Spacecraft dimensions: The spacecraft body (payload and service module) is 4.3 m wide and 2.3 m high; the spacecraft is 10 m across when the sunshield/solar array assembly is deployed.
Payload: The payload comprises two identical optical telescopes/imaging systems, a radial velocity spectrometer, and blue and red photometers. The payload features a 106 CCD focal plane array (0.5 m x 1 m) with nearly 1 billion pixels making it the largest digital camera ever used in space.
Orbit: Gaia circles the Sun in a Lissajous-type orbit at the L2 Lagrangian point, 1.5 million km from Earth in the opposite direction with respect to the Sun.
Ground communications: ESA’s ESTRACK stations at Cebreros (Spain), New Norcia (Australia), and Malargüe (Argentina) are used to communicate with the spacecraft.
Mission Operations: The mission is controlled from the European Space Operations Centre (ESOC) in Darmstadt, Germany. Science operations are conducted from the European Space Astronomy Centre (ESAC) in Villafranca del Castillo, Spain.
Data Processing and Analysis Consortium: The Gaia Data Processing and Analysis Consortium (DPAC) is formed by about 450 scientists and software experts, who have been entrusted with the task of converting the telemetry data into scientifically meaningful information and preparing the data releases, including the final Gaia Catalogue. Members of the DPAC come from twenty European countries (Austria, Belgium, Czech Republic, Denmark, Estonia, Finland, France, Germany, Greece, Hungary, Ireland, Italy, Netherlands, Poland, Portugal, Slovenia, Spain, Switzerland, Sweden, and the United Kingdom) as well as from further afield (Algeria, Brazil, Israel, and the United States). In addition, ESA makes a significant contribution to DPAC in the form of the Data Processing Centre at the European Space Astronomy Centre (ESAC) in Spain, which amongst other tasks and responsibilities, acts as the central hub for all Gaia data processing.

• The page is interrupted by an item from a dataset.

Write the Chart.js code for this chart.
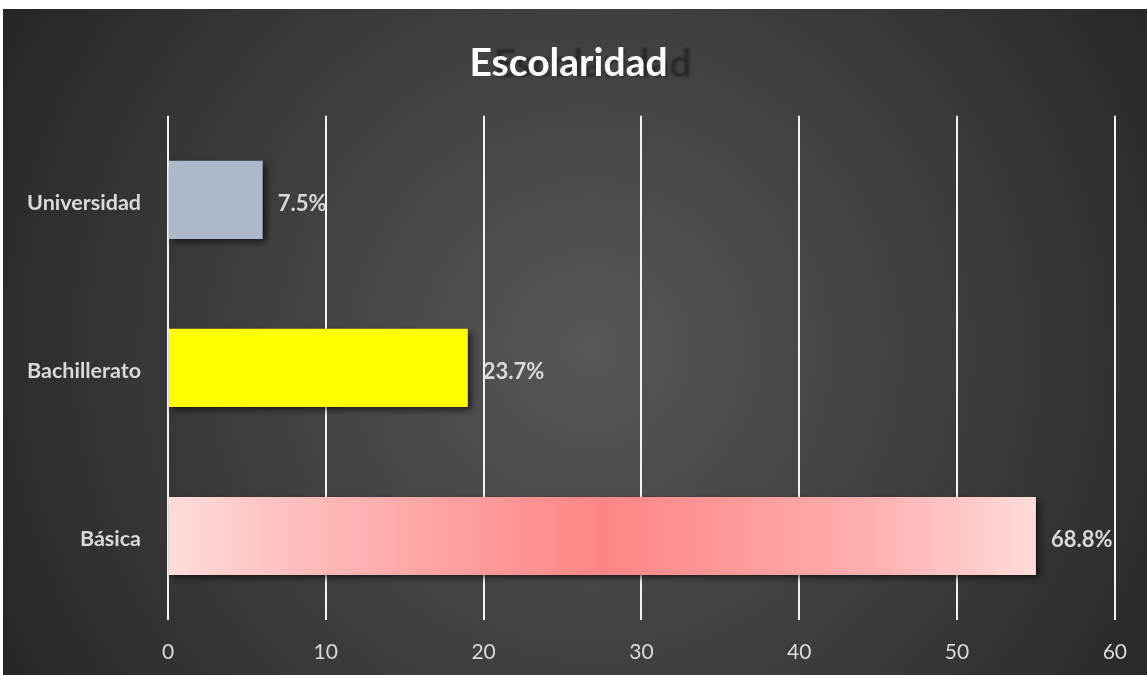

Industrial contributions: Gaia was designed and built by Astrium (now Airbus Defence and Space), with a core team composed of Astrium France, Germany and UK. The industrial team included 50 companies from 15 European states, along with firms from the US. Some 80 contracts were placed with European companies and three with those in the US. The spacecraft was launched by Arianespace on an STB/Fregat MT Soyuz rocket. Between 2,500 and 3,000 people in all are involved in the mission.
Cost: The total cost of the mission, from the beginning of preliminary studies to the end of operations, is 740 M€. This does not include expenditures related to the DPAC consortium, currently estimated at around 250 M€, which are covered by the contributing countries participating in the consortium, not ESA. The price tag for the spacecraft itself is 450 M€.

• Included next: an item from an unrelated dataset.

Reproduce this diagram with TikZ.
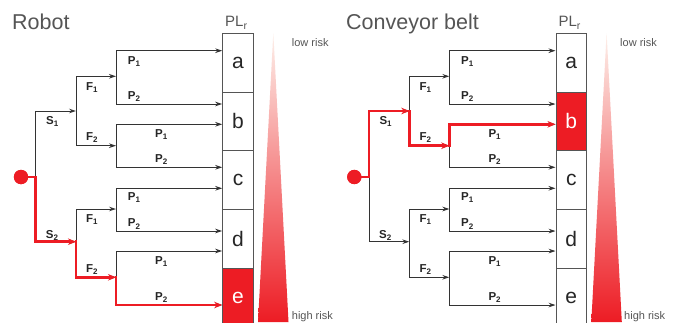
\documentclass[tikz,border=0pt]{standalone}
\usepackage{fontspec}
\setmainfont{Liberation Sans}
\usetikzlibrary{arrows.meta}
\definecolor{tred}{HTML}{ED1C24}
\definecolor{tline}{HTML}{333333}
\definecolor{tgray}{HTML}{555555}
\definecolor{tpale}{HTML}{FDF0EA}
\definecolor{tsalmon}{HTML}{F5A07E}
\newcommand\mysub[2]{#1\raisebox{-0.4ex}{\fontsize{8}{8}\selectfont #2}}
\newcommand\plsub[2]{#1\raisebox{-0.45ex}{\fontsize{10.5}{10.5}\selectfont #2}}
\newcommand\drawpanel[1]{%
  \coordinate (#1s) at (35.7,177);
  \coordinate (#1s1) at (35.7,111);
  \coordinate (#1s2) at (35.7,241.7);
  \coordinate (#1A) at (76,111);
  \coordinate (#1A1) at (76,76.3);
  \coordinate (#1A2) at (76,145.7);
  \coordinate (#1B) at (76,241.7);
  \coordinate (#1B1) at (76,209);
  \coordinate (#1B2) at (76,277.3);
  \coordinate (#1C1) at (116,76.3);
  \coordinate (#1C2) at (116,145.7);
  \coordinate (#1C3) at (116,209);
  \coordinate (#1C4) at (116,277.3);
  \coordinate (#1p1) at (116,50.7);
  \coordinate (#1p2) at (116,104);
  \coordinate (#1p3) at (116,124.3);
  \coordinate (#1p4) at (116,167.3);
  \coordinate (#1p5) at (116,188.3);
  \coordinate (#1p6) at (116,231);
  \coordinate (#1p7) at (116,251);
  \coordinate (#1p8) at (116,305);
  \draw[conn] (#1s1) -- (#1s2);
  \draw[arr] (#1s1) -- (#1A);
  \draw[arr] (#1s2) -- (#1B);
  \draw[conn] (#1A1) -- (#1A2);
  \draw[conn] (#1B1) -- (#1B2);
  \draw[arr] (#1A1) -- (#1C1);
  \draw[arr] (#1A2) -- (#1C2);
  \draw[arr] (#1B1) -- (#1C3);
  \draw[arr] (#1B2) -- (#1C4);
  \draw[conn] (#1p1) -- (#1p2);
  \draw[conn] (#1p3) -- (#1p4);
  \draw[conn] (#1p5) -- (#1p6);
  \draw[conn] (#1p7) -- (#1p8);
  \foreach \k in {1,...,8} {\draw[arr] (#1p\k) -- (#1p\k -| #1a.west);}
  \node[lbl] (#1lS1) at (46,124.3) {\mysub{S}{1}};
  \node[lbl] (#1lS2) at (45.7,238) {\mysub{S}{2}};
  \node[lbl] (#1lF1) at (86,90) {\mysub{F}{1}};
  \node[lbl] (#1lF2) at (86,140) {\mysub{F}{2}};
  \node[lbl] (#1lF3) at (86,222) {\mysub{F}{1}};
  \node[lbl] (#1lF4) at (86,272) {\mysub{F}{2}};
  \node[lbl] (#1lP1) at (127.7,64) {\mysub{P}{1}};
  \node[lbl] (#1lP2) at (127.7,99.3) {\mysub{P}{2}};
  \node[lbl] (#1lP3) at (155,137) {\mysub{P}{1}};
  \node[lbl] (#1lP4) at (155,162.5) {\mysub{P}{2}};
  \node[lbl] (#1lP5) at (127.7,200) {\mysub{P}{1}};
  \node[lbl] (#1lP6) at (127.7,226.7) {\mysub{P}{2}};
  \node[lbl] (#1lP7) at (155,264) {\mysub{P}{1}};
  \node[lbl] (#1lP8) at (155,300) {\mysub{P}{2}};
  \node[plr] (#1PL) at (225,26) {\plsub{PL}{r}};
  \node[dot] (#1dot) at (21,177) {};
}
\begin{document}
\begin{tikzpicture}[x=1pt,y=-1pt,
  conn/.style={draw=tline, line width=1pt},
  arr/.style={conn, -{Stealth[length=7pt,width=4.6pt]}},
  redpath/.style={draw=tred, line width=2.6pt, line cap=rect, -{Stealth[length=8pt,width=6.5pt]}},
  cell/.style={draw=tgray, line width=1pt, minimum width=30.6pt, minimum height=58.7pt, inner sep=0, font=\fontsize{21}{21}\selectfont, text=black!85},
  hot/.style={fill=tred, text=white},
  lbl/.style={anchor=base west, inner sep=0, font=\bfseries\fontsize{11.5}{11.5}\selectfont, text=black!85},
  plr/.style={anchor=base west, inner sep=0, font=\fontsize{15}{15}\selectfont, text=tgray},
  title/.style={anchor=base west, inner sep=0, font=\fontsize{21.5}{21.5}\selectfont, text=tgray},
  risk/.style={anchor=base west, inner sep=0, font=\fontsize{11}{11}\selectfont, text=tgray},
  dot/.style={circle, fill=tred, minimum size=14.3pt, inner sep=0}
]
\useasboundingbox (0,0) rectangle (679,322);
\clip (0,0) rectangle (679,322);
\fill[white] (0,0) rectangle (679,322);
% ---------- left panel: Robot ----------
\begin{scope}
  \node[title] (Ltitle) at (12,29) {Robot};
  \node[cell] (La) at (238,62.65) {a};
  \node[cell] (Lb) at (238,121.35) {b};
  \node[cell] (Lc) at (238,180.05) {c};
  \node[cell] (Ld) at (238,238.75) {d};
  \node[cell,hot] (Le) at (238,297.45) {e};
  \shade[top color=tpale, middle color=tsalmon, bottom color=tred] (273.3,33) -- (288.5,322) -- (258,322) -- cycle;
  \node[risk] (Llow) at (291.7,46.5) {low risk};
  \node[risk] (Lhigh) at (291.7,319) {high risk};
  \drawpanel{L}
  \draw[redpath] (Ldot.center) -- (Ls) -- (Ls2) -- (LB);
  \draw[redpath] (LB) -- (LB2) -- (LC4);
  \draw[redpath] (LC4) -- (Lp8) -- (Lp8 -| Le.west);
  \node[dot] at (Ldot) {};
\end{scope}
% ---------- right panel: Conveyor belt ----------
\begin{scope}[xshift=333.3pt]
  \node[title] (Rtitle) at (12.7,29) {Conveyor belt};
  \node[cell] (Ra) at (238,62.65) {a};
  \node[cell,hot] (Rb) at (238,121.35) {b};
  \node[cell] (Rc) at (238,180.05) {c};
  \node[cell] (Rd) at (238,238.75) {d};
  \node[cell] (Re) at (238,297.45) {e};
  \shade[top color=tpale, middle color=tsalmon, bottom color=tred] (273.3,33) -- (288.5,322) -- (258,322) -- cycle;
  \node[risk] (Rlow) at (286.7,46.5) {low risk};
  \node[risk] (Rhigh) at (290.7,319) {high risk};
  \drawpanel{R}
  \draw[redpath] (Rdot.center) -- (Rs) -- (Rs1) -- (RA);
  \draw[redpath] (RA) -- (RA2) -- (RC2);
  \draw[redpath] (RC2) -- (Rp3) -- (Rp3 -| Rb.west);
  \node[dot] at (Rdot) {};
\end{scope}
\end{tikzpicture}
\end{document}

Mission name: Gaia was the acronym for Global Astrometric Interferometer for Astrophysics, the original name of the mission. This reflected the technique of optical interferometry that was first planned for use on the spacecraft. Although the acronym (written GAIA) is no longer applicable, the name (Gaia) remains to provide project continuity.
First Data Release:
Date: Gaia’s first data release is published on 14 September 2016
- Positions and Gaia 'G' magnitudes for 1.1 billion stars using only Gaia data;
- Positions, parallaxes (distances) and proper motions for more than 2 million stars using the Tycho-Gaia Astrometric Solution (TGAS);
- Light curves and characteristics for about 3000 variable stars;
- Positions and G magnitudes for more than 2000 quasars – extragalactic sources used to define the celestial reference frame.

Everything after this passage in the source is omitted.